EXERCISE OBJECTIVE
Look at the data below and print exactly the lines from its first line through the line with "t_air0, t_eq0, t_ne0 = 0.0, 0.42, 0.93"; the pictures stay out of the copy.

DATA EXTRACT
========
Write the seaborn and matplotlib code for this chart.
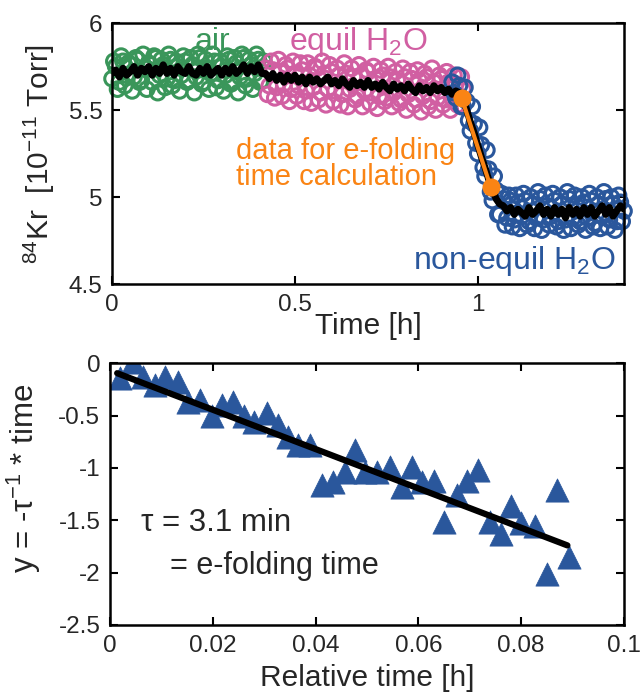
import numpy as np
import seaborn as sns
from matplotlib import pyplot as plt
from matplotlib.ticker import FormatStrFormatter

# --- top panel: 84Kr signal, two interleaved reads every 0.01 h ---
step = 0.01
t_air0, t_eq0, t_ne0 = 0.0, 0.42, 0.93

kr_air = [5.68, 5.75, 5.66, 5.78, 5.70, 5.76, 5.69, 5.79, 5.67, 5.74,
          5.77, 5.66, 5.80, 5.70, 5.76, 5.68, 5.79, 5.67, 5.75, 5.70,
          5.78, 5.67, 5.76, 5.69, 5.80, 5.66, 5.74, 5.71, 5.78, 5.67,
          5.75, 5.70, 5.79, 5.66, 5.77, 5.69, 5.80, 5.68, 5.76, 5.71,
          5.79, 5.67, 5.74]
kr_air_b = [5.78, 5.62, 5.81, 5.64, 5.77, 5.61, 5.80, 5.66, 5.82, 5.62,
            5.76, 5.81, 5.60, 5.79, 5.63, 5.82, 5.64, 5.78, 5.61, 5.81,
            5.66, 5.80, 5.60, 5.82, 5.65, 5.79, 5.62, 5.82, 5.63, 5.78,
            5.61, 5.81, 5.65, 5.80, 5.60, 5.82, 5.64, 5.79, 5.62, 5.82,
            5.66, 5.78]
kr_equil = [5.74, 5.64, 5.73, 5.63, 5.72, 5.65, 5.74, 5.62, 5.71, 5.64,
            5.73, 5.61, 5.70, 5.63, 5.74, 5.60, 5.71, 5.62, 5.72, 5.61,
            5.70, 5.59, 5.71, 5.62, 5.69, 5.58, 5.70, 5.61, 5.72, 5.60,
            5.68, 5.58, 5.70, 5.57, 5.69, 5.60, 5.67, 5.56, 5.69, 5.59,
            5.68, 5.56, 5.67, 5.58, 5.69, 5.55, 5.66, 5.57, 5.68, 5.56,
            5.66, 5.57, 5.65, 5.58, 5.62]
kr_equil_b = [5.59, 5.78, 5.57, 5.79, 5.58, 5.76, 5.55, 5.78, 5.58, 5.77,
              5.55, 5.77, 5.54, 5.75, 5.56, 5.78, 5.53, 5.76, 5.55, 5.74,
              5.53, 5.77, 5.52, 5.74, 5.56, 5.76, 5.52, 5.73, 5.54, 5.75,
              5.51, 5.73, 5.55, 5.75, 5.52, 5.72, 5.54, 5.74, 5.50, 5.72,
              5.53, 5.73, 5.49, 5.71, 5.52, 5.74, 5.50, 5.70, 5.53, 5.72,
              5.50, 5.70, 5.53, 5.69]
kr_nonequil = [5.66, 5.57, 5.64, 5.52, 5.55, 5.38, 5.42,
               5.25, 5.30, 5.12, 5.16, 4.98, 5.04, 4.90, 4.99, 4.88, 4.98,
               4.87, 4.97, 4.89, 4.98, 4.86, 4.96, 4.88, 4.99, 4.87, 4.95,
               4.89, 4.98, 4.86, 4.96, 4.87, 4.99, 4.88, 4.95, 4.86, 4.97,
               4.88, 4.98, 4.85, 4.96, 4.89, 4.99, 4.87, 4.96, 4.86, 4.97, 4.92]
kr_nonequil_b = [5.60, 5.70, 5.52, 5.63, 5.44, 5.52, 5.31,
                 5.40, 5.17, 5.27, 5.03, 5.12, 4.90, 5.02, 4.84, 5.01, 4.83,
                 5.01, 4.82, 5.02, 4.84, 5.00, 4.82, 5.03, 4.81, 5.01, 4.84,
                 5.02, 4.83, 5.00, 4.81, 5.03, 4.82, 5.01, 4.84, 5.00, 4.81,
                 5.02, 4.83, 5.00, 4.82, 5.03, 4.83, 5.00, 4.81, 5.01, 4.86]
kr_mean = [5.71, 5.73, 5.69, 5.74, 5.70, 5.72, 5.75, 5.70, 5.74, 5.72,
           5.75, 5.70, 5.74, 5.71, 5.76, 5.71, 5.74, 5.70, 5.75, 5.72,
           5.71, 5.75, 5.71, 5.70, 5.74, 5.71, 5.75, 5.70, 5.72, 5.74,
           5.70, 5.74, 5.71, 5.75, 5.71, 5.73, 5.76, 5.71, 5.75, 5.72,
           5.76, 5.71, 5.71, 5.68, 5.71, 5.67, 5.70, 5.66, 5.70, 5.67,
           5.70, 5.66, 5.69, 5.65, 5.69, 5.66, 5.68, 5.65, 5.67, 5.69,
           5.65, 5.67, 5.64, 5.68, 5.65, 5.63, 5.67, 5.64, 5.66, 5.63,
           5.67, 5.63, 5.65, 5.62, 5.66, 5.63, 5.61, 5.65, 5.62, 5.64,
           5.61, 5.65, 5.62, 5.60, 5.64, 5.61, 5.63, 5.60, 5.64, 5.61,
           5.63, 5.60, 5.62, 5.59, 5.61, 5.60, 5.57, 5.50, 5.43, 5.37,
           5.30, 5.23, 5.17, 5.10, 5.05, 4.99, 4.96, 4.95, 4.92, 4.94,
           4.90, 4.93, 4.91, 4.89, 4.94, 4.90, 4.92, 4.95, 4.90, 4.93,
           4.89, 4.94, 4.90, 4.93, 4.88, 4.94, 4.90, 4.93, 4.89, 4.94,
           4.90, 4.94, 4.89, 4.92, 4.95, 4.90, 4.94, 4.89, 4.92, 4.95,
           4.93]
efold_t = [0.956, 1.035]
efold_kr = [5.57, 5.06]

# --- bottom panel: linearised decay ---
rel_t = [0.0019, 0.0045, 0.0064, 0.0088, 0.0107, 0.0132, 0.0152, 0.0175,
         0.0198, 0.0218, 0.0240, 0.0260, 0.0280, 0.0305, 0.0327, 0.0346,
         0.0366, 0.0390, 0.0412, 0.0434, 0.0457, 0.0477, 0.0496, 0.0520,
         0.0545, 0.0568, 0.0588, 0.0607, 0.0630, 0.0650, 0.0675, 0.0695,
         0.0716, 0.0740, 0.0760, 0.0780, 0.0800, 0.0827, 0.0850, 0.0870,
         0.0893]
y_lin = [-0.14, 0.01, -0.13, -0.21, -0.13, -0.18, -0.37, -0.35,
         -0.50, -0.40, -0.37, -0.50, -0.56, -0.48, -0.59, -0.70,
         -0.78, -0.78, -1.16, -1.13, -1.04, -0.83, -1.04, -1.04,
         -0.99, -1.18, -0.99, -1.13, -1.12, -1.52, -1.26, -1.12,
         -1.02, -1.52, -1.63, -1.36, -1.53, -1.55, -2.01, -1.21,
         -1.85]
fit_t = [0.0014, 0.0890]
fit_y = [-0.095, -1.74]

green, pink, blue, orange = "#3a965a", "#d15fa2", "#2a579c", "#fa8414"

sns.set_theme(style="ticks")
plt.rcParams["font.family"] = ["Liberation Sans", "DejaVu Sans"]
plt.rcParams["mathtext.default"] = "regular"
plt.rcParams["axes.unicode_minus"] = False

fig = plt.figure(figsize=(6.42, 6.98), dpi=100)
ax1 = fig.add_axes([0.1745, 0.593, 0.7975, 0.374])
ax2 = fig.add_axes([0.1713, 0.1046, 0.8006, 0.375])

def times(t0, n):
    return np.round(t0 + step * np.arange(n), 3)

circ = dict(marker="o", s=110, facecolor="none", linewidth=2.2, legend=False, clip_on=False)
for t0, vals, col in [(t_air0, kr_air, green), (t_air0 + step / 2, kr_air_b, green),
                      (t_eq0, kr_equil, pink), (t_eq0 + step / 2, kr_equil_b, pink),
                      (t_ne0, kr_nonequil, blue), (t_ne0 + step / 2, kr_nonequil_b, blue)]:
    sns.scatterplot(x=times(t0, len(vals)), y=vals, edgecolor=col, ax=ax1, **circ)
sns.lineplot(x=times(0.0, len(kr_mean)), y=kr_mean, color="black", lw=5, ax=ax1)
sns.lineplot(x=efold_t, y=efold_kr, color=orange, lw=3, marker="o", markersize=13,
             markeredgewidth=0, ax=ax1)

ax1.set_xlim(0, 1.4)
ax1.set_ylim(4.5, 6)
ax1.set_xticks([0, 0.5, 1])
ax1.set_yticks([4.5, 5, 5.5, 6])
ax1.xaxis.set_major_formatter(FormatStrFormatter("%g"))
ax1.yaxis.set_major_formatter(FormatStrFormatter("%g"))
ax1.set_xlabel("Time [h]", fontsize=21.5, labelpad=-3)
ax1.set_ylabel("$^{84}$Kr  [10$^{-11}$ Torr]", fontsize=21.5, labelpad=8)

ax1.text(0.275, 5.89, "air", color=green, fontsize=23, ha="center", va="center")
ax1.text(0.485, 5.89, "equil H$_2$O", color=pink, fontsize=23, ha="left", va="center")
ax1.text(0.823, 4.63, "non-equil H$_2$O", color=blue, fontsize=23, ha="left", va="center")
ax1.text(0.338, 5.19, "data for e-folding\ntime calculation", color=orange, fontsize=21,
         ha="left", va="center", linespacing=0.95)

sns.scatterplot(x=rel_t, y=y_lin, marker="^", s=280, color=blue, edgecolor=blue,
                linewidth=0.5, legend=False, ax=ax2)
sns.lineplot(x=fit_t, y=fit_y, color="black", lw=4.5, ax=ax2)
ax2.set_xlim(0, 0.1)
ax2.set_ylim(-2.5, 0)
ax2.set_xticks([0, 0.02, 0.04, 0.06, 0.08, 0.1])
ax2.set_yticks([-2.5, -2, -1.5, -1, -0.5, 0])
ax2.xaxis.set_major_formatter(FormatStrFormatter("%g"))
ax2.yaxis.set_major_formatter(FormatStrFormatter("%g"))
ax2.set_xlabel("Relative time [h]", fontsize=21.5, labelpad=5)
ax2.set_ylabel("y = -τ$^{-1}$ * time", fontsize=22.5)
ax2.yaxis.set_label_coords(-0.13, 0.56)
ax2.text(0.006, -1.53, "τ = 3.1 min", fontsize=22.5, ha="left", va="center")
ax2.text(0.0117, -1.94, "= e-folding time", fontsize=22, ha="left", va="center")

for ax in (ax1, ax2):
    ax.tick_params(direction="in", top=True, right=True, length=6, width=1.5,
                   labelsize=17.5, pad=7, color="black")
    for sp in ax.spines.values():
        sp.set_linewidth(1.8)
        sp.set_color("black")

fig.savefig("out.png", dpi=100)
========
SOLUTION
Write the seaborn and matplotlib code for this chart.
import numpy as np
import seaborn as sns
from matplotlib import pyplot as plt
from matplotlib.ticker import FormatStrFormatter

# --- top panel: 84Kr signal, two interleaved reads every 0.01 h ---
step = 0.01
t_air0, t_eq0, t_ne0 = 0.0, 0.42, 0.93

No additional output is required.